What we learned about Jeff Probst
- “I’m somebody who seriously struggles to change a light bulb,” Jeff says/jokes when praising the challenge teams for its builds
- Probst says this episode/moment is “my favorite moment of Survivor, because for me, the corny part of me, it captures what I want the show to be, which is: What are we capable of if we just give ourselves a chance?” He calls it a “beautiful, powerful, historic moment.”
- Probst’s dog is named “Stevie,” although that may not be the correct spelling.
- When he was in high school, Probst thought he’d play David Lee Roth in a movie someday
“This Is Why You Suck”
The criticism this week is about Jeff Probst’s hair. The listener says: “Probst, cut your hair. Seriously, dude, you can get a haircut again. It isn’t quarantine. Act your age.”
Probst says, “They’re hitting me in places that I’m very vulnerable, like vanity and age.”
But he likes his long hair. “I’m happy to have hair, and I never take it for granted,” he says. “I kind of like it right now, because it takes me back to my high school rock ‘n’ roll days.”
Melissa
Wednesday 15th of March 2023
Did they not talk about contestants building challenge puzzles at home to practice on? This really chaps my hide.
ALan
Tuesday 14th of March 2023
I would think you'd be more generous about all the times Jeff Probst is admitting he messed up and got things wrong.
James Pats
Wednesday 15th of March 2023
@ALan, Of course he won’t. Dehnart is clearly miserable, and simply wants any excuse he can take to shit on Jeff Probst, a man he has an unhealthy obsession (read: hate boner) for. It’s simply just outrage-stoking faux journalism. The Tucker Carlson of Reality TV, if you will.
James Pats
Thursday 9th of March 2023
It’s amazing how Jeff still takes time out of his very busy schedule to sit down and do this podcast so we can get an inside look into the show and some very valuable information, and it continually amazes me how he continues to have such passion for what he does: despite ungrateful misers like you tearing him down at every opportunity.
Melissa
Wednesday 15th of March 2023
@Andy Dehnart, I deeply appreciate you listening so I don't have to. :)
AK
Monday 13th of March 2023
@Andy Dehnart, hahaha! We appreciate your service, Andy.
Andy Dehnart
Thursday 9th of March 2023
What about all the time I took out of my busy schedule to sit down and tear him down at every opportunity? No credit or thanks for that?!
Chuck S
Wednesday 8th of March 2023
One thing I would like to know, and maybe it's been answered already, is if Jeff is filled in on what's going on with the castaways that he doesn't see. i.e. If Player A and Player B are working to get Player C out, does Jeff know this when he holds tribal that night? Because information like that could color his questioning and possibly ruin some player's games.
Andy Dehnart
Wednesday 8th of March 2023
You should send this in to the podcast!
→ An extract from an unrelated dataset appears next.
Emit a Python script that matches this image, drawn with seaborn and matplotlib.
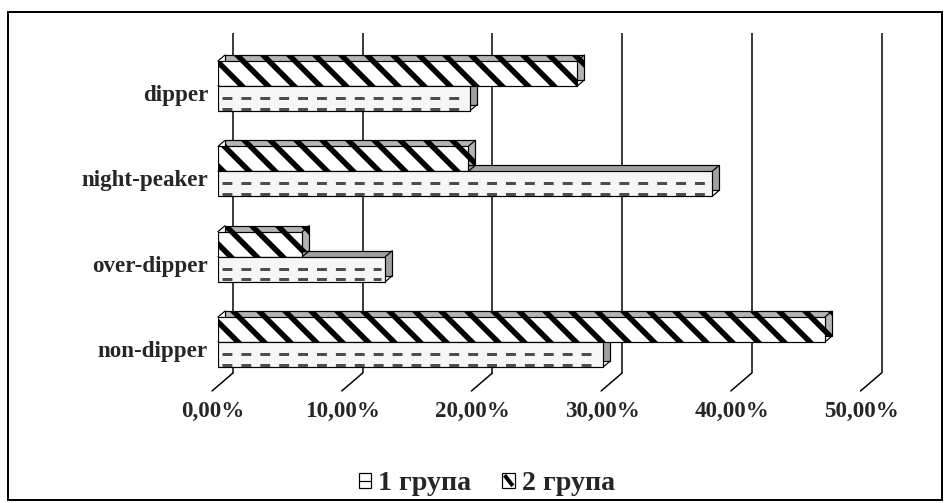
import numpy as np
import pandas as pd
import matplotlib.pyplot as plt
import seaborn as sns
from matplotlib.transforms import offset_copy, ScaledTranslation
from matplotlib.patches import Rectangle, Patch
from matplotlib.lines import Line2D
from matplotlib.legend_handler import HandlerBase

# Дані
categories = ['dipper', 'night-peaker', 'over-dipper', 'non-dipper']
group_names = ['1 група', '2 група']
group1 = [19.4, 38.1, 12.9, 29.7]
group2 = [27.7, 19.3, 6.5, 46.8]
x_ticks = [0, 10, 20, 30, 40, 50]
x_labels = ['0,00%', '10,00%', '20,00%', '30,00%', '40,00%', '50,00%']

DPI = 156
W, H = 947, 503


def pt(px):
    # пікселі -> пункти
    return px * 72 / DPI


sns.set_theme(style='white')
plt.rcParams['font.family'] = ['Liberation Serif', 'DejaVu Serif']
plt.rcParams['hatch.linewidth'] = pt(5.5)

df = pd.DataFrame({
    'категорія': categories * 2,
    'група': [group_names[0]] * len(categories) + [group_names[1]] * len(categories),
    'значення': group1 + group2,
})

fig = plt.figure(figsize=(W / DPI, H / DPI), dpi=DPI)
ax = fig.add_axes([218 / W, 1 - 373 / H, 648.5 / W, 340 / H])

sns.barplot(data=df, x='значення', y='категорія', hue='група', order=categories,
            hue_order=[group_names[1], group_names[0]], orient='h', width=0.586,
            palette=['white', 'white'], saturation=1, errorbar=None, legend=False,
            edgecolor='black', linewidth=pt(1.2), ax=ax)

y_bottom, y_top = 3.363, -0.621
ax.set_xlim(0, 50)
ax.set_ylim(y_bottom, y_top)

bars2, bars1 = ax.containers[0], ax.containers[1]
HATCH2 = '\\\\'

# 3D-ефект: зсунуті "задні" коробки + ребра
depth = offset_copy(ax.transData, fig=fig, x=7, y=6, units='dots')
for bars, face, hatch, front in [(bars1, '#a0a0a0', '', '#f6f6f6'),
                                 (bars2, '#b4b4b4', HATCH2, 'white')]:
    for p in bars:
        p.set_zorder(3)
        p.set_hatch(hatch)
        p.set_facecolor(front)
        back = Rectangle(p.get_xy(), p.get_width(), p.get_height(), transform=depth,
                         facecolor=face, edgecolor='black', linewidth=pt(1.2),
                         hatch=hatch, zorder=2, clip_on=False)
        ax.add_patch(back)
        x0, x1 = p.get_x(), p.get_x() + p.get_width()
        yt, yb = p.get_y(), p.get_y() + p.get_height()
        for cx, cy in [(x0, yt), (x1, yt), (x1, yb)]:
            ax.annotate('', xy=(cx, cy), xytext=(7, 6), textcoords='offset pixels',
                        arrowprops=dict(arrowstyle='-', lw=pt(1.2), color='black',
                                        shrinkA=0, shrinkB=0), zorder=2.5,
                        annotation_clip=False)

# штрихові лінії на барах 1 групи
for p in bars1:
    y0, h = p.get_y(), p.get_height()
    ax.hlines([y0 + 0.48 * h, y0 + 0.9 * h], 0.3, p.get_width() - 0.3,
              colors='#4d4d4d', linewidth=pt(3), linestyles=(0, (3.3, 3.0)), zorder=4)

# сітка на задній стінці та лінії підлоги
back_wall = offset_copy(ax.transData, fig=fig, x=15, y=0, units='dots')
ax.vlines(x_ticks, y_top, y_bottom, transform=back_wall, colors='black',
          linewidth=pt(1.5), zorder=1, clip_on=False)
for t in x_ticks:
    ax.annotate('', xy=(t, y_bottom), xycoords=back_wall, xytext=(-21, -18),
                textcoords='offset pixels',
                arrowprops=dict(arrowstyle='-', lw=pt(1.5), color='black',
                                shrinkA=0, shrinkB=0))

ax.set_xticks(x_ticks)
ax.set_xticklabels(x_labels, fontsize=pt(23), fontweight='bold')
ax.tick_params(axis='x', length=0, pad=pt(28))
for lbl in ax.get_xticklabels():
    lbl.set_transform(lbl.get_transform() + ScaledTranslation(-5 / DPI, 0, fig.dpi_scale_trans))

ax.set_yticks(range(len(categories)))
ax.set_yticklabels(categories, fontsize=pt(23), fontweight='bold')
ax.tick_params(axis='y', length=0, pad=pt(10))
for lbl in ax.get_yticklabels():
    lbl.set_transform(lbl.get_transform() + ScaledTranslation(0, -7 / DPI, fig.dpi_scale_trans))

ax.set_xlabel('')
ax.set_ylabel('')
ax.grid(False)
for s in ax.spines.values():
    s.set_visible(False)


class LegendBox(HandlerBase):
    # маленький квадрат легенди: '-' горизонтальна риска, '\\' діагональна смуга
    def __init__(self, kind):
        super().__init__()
        self.kind = kind

    def create_artists(self, legend, orig_handle, xdescent, ydescent, width, height,
                       fontsize, trans):
        x0, y0 = -xdescent, -ydescent
        box = Rectangle((x0, y0), width, height, facecolor='white', edgecolor='black',
                        linewidth=pt(1.2), transform=trans)
        if self.kind == '-':
            mark = Line2D([x0, x0 + width], [y0 + height / 2] * 2, color='black',
                          lw=pt(1.2), transform=trans)
        else:
            mark = Line2D([x0 + 1, x0 + width - 1], [y0 + height - 1, y0 + 1], color='black',
                          lw=pt(4), solid_capstyle='butt', transform=trans)
        return [box, mark]


h1 = Patch(facecolor='white', edgecolor='black')
h2 = Patch(facecolor='white', edgecolor='black', hatch=HATCH2)
fig.legend([h1, h2], group_names, loc='center', bbox_to_anchor=(487 / W, 1 - 484 / H),
           ncol=2, frameon=False, prop={'size': pt(28), 'weight': 'bold'},
           handlelength=0.45, handleheight=0.45, handletextpad=0.25, columnspacing=1.1,
           handler_map={h1: LegendBox('-'), h2: LegendBox('\\')})

# рамка
fig.add_artist(Rectangle((8 / W, 1 - 500 / H), 934 / W, 488 / H, transform=fig.transFigure,
                         fill=False, edgecolor='black', linewidth=pt(2)))

fig.savefig('out.png', dpi=DPI)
But yes, he is absolutely briefed on what's going on. The level of detail is unclear, but he has the basic idea.
Scott Hardie
Friday 3rd of March 2023
"I take the note, and if I could edit myself, I would. I'll try." Jeff, you are the showrunner! Nothing makes it to air that you don't approve. You can shout all you want at challenges and then instruct the editors to tone it down in the finished episodes. Come on.
"How do you trap somebody into getting where you want them? ... That might lead to an idea where we have a note, and the note says this, and if you can do that, then you get this prize." And so Survivor continues its dispiriting transition, from a competition between players into a competition against the game itself. How many more seasons do you think we'll get with actual voting, until that's eliminated in favor of players just finding and obeying random notes in the woods to stay in the game?
Darrel
Saturday 4th of March 2023
@Scott Hardie, Next season, the tiebreaker gets replaced with Jeff voting to break the tie.